### Material provided
# # #

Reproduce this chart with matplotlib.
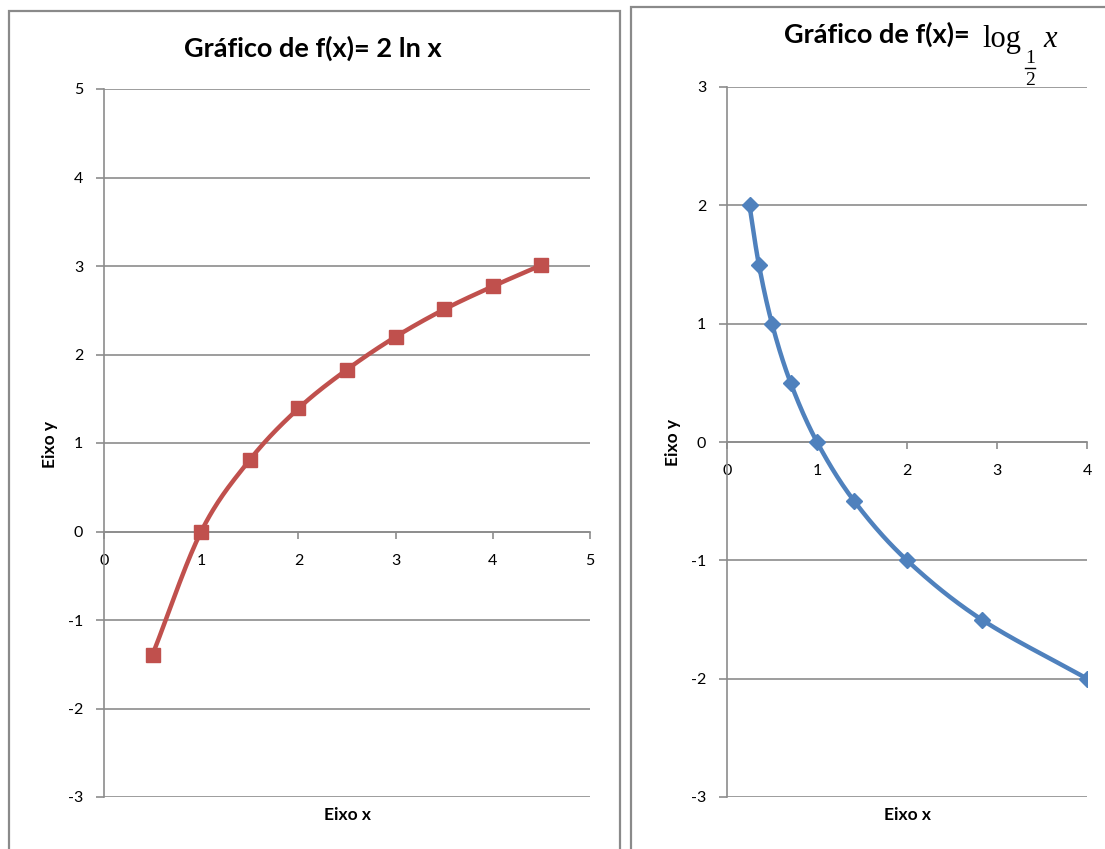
import numpy as np
import matplotlib
matplotlib.use("Agg")
import matplotlib.pyplot as plt
from matplotlib.patches import Rectangle
from matplotlib.lines import Line2D

# f(x) = 2 ln x
x_ln = [0.5, 1.0, 1.5, 2.0, 2.5, 3.0, 3.5, 4.0, 4.5]
y_ln = [-1.39, 0.0, 0.81, 1.39, 1.83, 2.20, 2.51, 2.77, 3.01]

# f(x) = log_{1/2} x
x_log = [0.25, 0.354, 0.5, 0.707, 1.0, 1.414, 2.0, 2.828, 4.0]
y_log = [2.0, 1.5, 1.0, 0.5, 0.0, -0.5, -1.0, -1.5, -2.0]

left_xticks = [0, 1, 2, 3, 4, 5]
left_yticks = [-3, -2, -1, 0, 1, 2, 3, 4, 5]
right_xticks = [0, 1, 2, 3, 4]
right_yticks = [-3, -2, -1, 0, 1, 2, 3]

RED = "#C0504D"
BLUE = "#4F81BD"
GRID = "#8C8C8C"
SERIF = "Liberation Serif"

plt.rcParams["font.family"] = ["Lato", "DejaVu Sans"]
plt.rcParams["axes.unicode_minus"] = False

W, H = 1105, 849


def fx(px):
    return px / W


def fy(py):
    return 1 - py / H


def smooth(xs, ys, n=30):
    # Catmull-Rom curve through the points, like a smoothed spreadsheet line
    p = np.column_stack([xs, ys]).astype(float)
    p = np.vstack([2 * p[0] - p[1], p, 2 * p[-1] - p[-2]])
    out = []
    t = np.linspace(0, 1, n)[:, None]
    for i in range(1, len(p) - 2):
        p0, p1, p2, p3 = p[i - 1], p[i], p[i + 1], p[i + 2]
        seg = 0.5 * ((2 * p1) + (-p0 + p2) * t
                     + (2 * p0 - 5 * p1 + 4 * p2 - p3) * t ** 2
                     + (-p0 + 3 * p1 - 3 * p2 + p3) * t ** 3)
        out.append(seg)
    out = np.vstack(out)
    return out[:, 0], out[:, 1]


def style_axes(ax, xticks, yticks):
    ax.set_xlim(xticks[0], xticks[-1])
    ax.set_ylim(yticks[0], yticks[-1])
    ax.set_xticks(xticks)
    ax.set_yticks(yticks)
    for s in ["top", "right"]:
        ax.spines[s].set_visible(False)
    ax.spines["bottom"].set_position(("data", 0))
    for s in ["left", "bottom"]:
        ax.spines[s].set_color(GRID)
        ax.spines[s].set_linewidth(1.2)
    ax.yaxis.grid(True, color=GRID, linewidth=1.2)
    ax.set_axisbelow(True)
    ax.tick_params(axis="y", direction="out", length=6, width=1.2,
                   color=GRID, labelsize=11.5, pad=9)
    ax.tick_params(axis="x", direction="out", length=5, width=1.2,
                   color=GRID, labelsize=11.5, pad=11)


fig = plt.figure(figsize=(W / 100, H / 100), dpi=100)

# chart frames
fig.add_artist(Rectangle((fx(9), -0.01), 611 / W, fy(11) + 0.01,
                         transform=fig.transFigure, fill=False,
                         edgecolor="#8A8A8A", linewidth=1.6))
fig.add_artist(Rectangle((fx(631), -0.01), 0.5, fy(7) + 0.01,
                         transform=fig.transFigure, fill=False,
                         edgecolor="#8A8A8A", linewidth=1.6))

# left chart
ax1 = fig.add_axes([fx(104), 52 / H, 486 / W, 708 / H])
style_axes(ax1, left_xticks, left_yticks)
sx, sy = smooth(x_ln, y_ln)
ax1.plot(sx, sy, color=RED, linewidth=3.2, solid_capstyle="round", zorder=3)
ax1.plot(x_ln, y_ln, linestyle="none", marker="s", markersize=10,
         color=RED, zorder=4)
fig.text(fx(313), fy(57), "Gráfico de f(x)= 2 ln x",
         ha="center", va="baseline", fontsize=19.5, fontweight="bold")
fig.text(fx(347), fy(815), "Eixo x", ha="center", va="center",
         fontsize=12.5, fontweight="bold")
fig.text(fx(50), fy(444), "Eixo y", ha="center", va="center",
         fontsize=12.5, fontweight="bold", rotation=90)

# right chart
ax2 = fig.add_axes([fx(727), 52 / H, 360 / W, 710 / H])
style_axes(ax2, right_xticks, right_yticks)
sx, sy = smooth(x_log, y_log)
ax2.plot(sx, sy, color=BLUE, linewidth=3.2, solid_capstyle="round", zorder=3)
ax2.plot(x_log, y_log, linestyle="none", marker="D", markersize=8,
         color=BLUE, zorder=4)
fig.text(fx(970), fy(43), "Gráfico de f(x)=",
         ha="right", va="baseline", fontsize=19.5, fontweight="bold")
# log base one half, written out as in an equation editor
fig.text(fx(982), fy(47), "log", ha="left", va="baseline",
         fontsize=22, family=SERIF)
fig.text(fx(1030), fy(63), "1", ha="center", va="baseline",
         fontsize=14, family=SERIF)
fig.add_artist(Line2D([fx(1025), fx(1035)], [fy(68), fy(68)],
                      transform=fig.transFigure, color="black", linewidth=1.0))
fig.text(fx(1030), fy(85), "2", ha="center", va="baseline",
         fontsize=14, family=SERIF)
fig.text(fx(1043), fy(47), "x", ha="left", va="baseline",
         fontsize=22, family=SERIF, style="italic")
fig.text(fx(907), fy(815), "Eixo x", ha="center", va="center",
         fontsize=12.5, fontweight="bold")
fig.text(fx(673), fy(442), "Eixo y", ha="center", va="center",
         fontsize=12.5, fontweight="bold", rotation=90)

fig.savefig("out.png", dpi=100)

# # #

### Set problem
Pictures are to be left out; repeat all the remaining data exactly.

### Solution to the problem
Reproduce this chart with matplotlib.
import numpy as np
import matplotlib
matplotlib.use("Agg")
import matplotlib.pyplot as plt
from matplotlib.patches import Rectangle
from matplotlib.lines import Line2D

# f(x) = 2 ln x
x_ln = [0.5, 1.0, 1.5, 2.0, 2.5, 3.0, 3.5, 4.0, 4.5]
y_ln = [-1.39, 0.0, 0.81, 1.39, 1.83, 2.20, 2.51, 2.77, 3.01]

# f(x) = log_{1/2} x
x_log = [0.25, 0.354, 0.5, 0.707, 1.0, 1.414, 2.0, 2.828, 4.0]
y_log = [2.0, 1.5, 1.0, 0.5, 0.0, -0.5, -1.0, -1.5, -2.0]

left_xticks = [0, 1, 2, 3, 4, 5]
left_yticks = [-3, -2, -1, 0, 1, 2, 3, 4, 5]
right_xticks = [0, 1, 2, 3, 4]
right_yticks = [-3, -2, -1, 0, 1, 2, 3]

RED = "#C0504D"
BLUE = "#4F81BD"
GRID = "#8C8C8C"
SERIF = "Liberation Serif"

plt.rcParams["font.family"] = ["Lato", "DejaVu Sans"]
plt.rcParams["axes.unicode_minus"] = False

W, H = 1105, 849


def fx(px):
    return px / W


def fy(py):
    return 1 - py / H


def smooth(xs, ys, n=30):
    # Catmull-Rom curve through the points, like a smoothed spreadsheet line
    p = np.column_stack([xs, ys]).astype(float)
    p = np.vstack([2 * p[0] - p[1], p, 2 * p[-1] - p[-2]])
    out = []
    t = np.linspace(0, 1, n)[:, None]
    for i in range(1, len(p) - 2):
        p0, p1, p2, p3 = p[i - 1], p[i], p[i + 1], p[i + 2]
        seg = 0.5 * ((2 * p1) + (-p0 + p2) * t
                     + (2 * p0 - 5 * p1 + 4 * p2 - p3) * t ** 2
                     + (-p0 + 3 * p1 - 3 * p2 + p3) * t ** 3)
        out.append(seg)
    out = np.vstack(out)
    return out[:, 0], out[:, 1]


def style_axes(ax, xticks, yticks):
    ax.set_xlim(xticks[0], xticks[-1])
    ax.set_ylim(yticks[0], yticks[-1])
    ax.set_xticks(xticks)
    ax.set_yticks(yticks)
    for s in ["top", "right"]:
        ax.spines[s].set_visible(False)
    ax.spines["bottom"].set_position(("data", 0))
    for s in ["left", "bottom"]:
        ax.spines[s].set_color(GRID)
        ax.spines[s].set_linewidth(1.2)
    ax.yaxis.grid(True, color=GRID, linewidth=1.2)
    ax.set_axisbelow(True)
    ax.tick_params(axis="y", direction="out", length=6, width=1.2,
                   color=GRID, labelsize=11.5, pad=9)
    ax.tick_params(axis="x", direction="out", length=5, width=1.2,
                   color=GRID, labelsize=11.5, pad=11)


fig = plt.figure(figsize=(W / 100, H / 100), dpi=100)

# chart frames
fig.add_artist(Rectangle((fx(9), -0.01), 611 / W, fy(11) + 0.01,
                         transform=fig.transFigure, fill=False,
                         edgecolor="#8A8A8A", linewidth=1.6))
fig.add_artist(Rectangle((fx(631), -0.01), 0.5, fy(7) + 0.01,
                         transform=fig.transFigure, fill=False,
                         edgecolor="#8A8A8A", linewidth=1.6))

# left chart
ax1 = fig.add_axes([fx(104), 52 / H, 486 / W, 708 / H])
style_axes(ax1, left_xticks, left_yticks)
sx, sy = smooth(x_ln, y_ln)
ax1.plot(sx, sy, color=RED, linewidth=3.2, solid_capstyle="round", zorder=3)
ax1.plot(x_ln, y_ln, linestyle="none", marker="s", markersize=10,
         color=RED, zorder=4)
fig.text(fx(313), fy(57), "Gráfico de f(x)= 2 ln x",
         ha="center", va="baseline", fontsize=19.5, fontweight="bold")
fig.text(fx(347), fy(815), "Eixo x", ha="center", va="center",
         fontsize=12.5, fontweight="bold")
fig.text(fx(50), fy(444), "Eixo y", ha="center", va="center",
         fontsize=12.5, fontweight="bold", rotation=90)

# right chart
ax2 = fig.add_axes([fx(727), 52 / H, 360 / W, 710 / H])
style_axes(ax2, right_xticks, right_yticks)
sx, sy = smooth(x_log, y_log)
ax2.plot(sx, sy, color=BLUE, linewidth=3.2, solid_capstyle="round", zorder=3)
ax2.plot(x_log, y_log, linestyle="none", marker="D", markersize=8,
         color=BLUE, zorder=4)
fig.text(fx(970), fy(43), "Gráfico de f(x)=",
         ha="right", va="baseline", fontsize=19.5, fontweight="bold")
# log base one half, written out as in an equation editor
fig.text(fx(982), fy(47), "log", ha="left", va="baseline",
         fontsize=22, family=SERIF)
fig.text(fx(1030), fy(63), "1", ha="center", va="baseline",
         fontsize=14, family=SERIF)
fig.add_artist(Line2D([fx(1025), fx(1035)], [fy(68), fy(68)],
                      transform=fig.transFigure, color="black", linewidth=1.0))
fig.text(fx(1030), fy(85), "2", ha="center", va="baseline",
         fontsize=14, family=SERIF)
fig.text(fx(1043), fy(47), "x", ha="left", va="baseline",
         fontsize=22, family=SERIF, style="italic")
fig.text(fx(907), fy(815), "Eixo x", ha="center", va="center",
         fontsize=12.5, fontweight="bold")
fig.text(fx(673), fy(442), "Eixo y", ha="center", va="center",
         fontsize=12.5, fontweight="bold", rotation=90)

fig.savefig("out.png", dpi=100)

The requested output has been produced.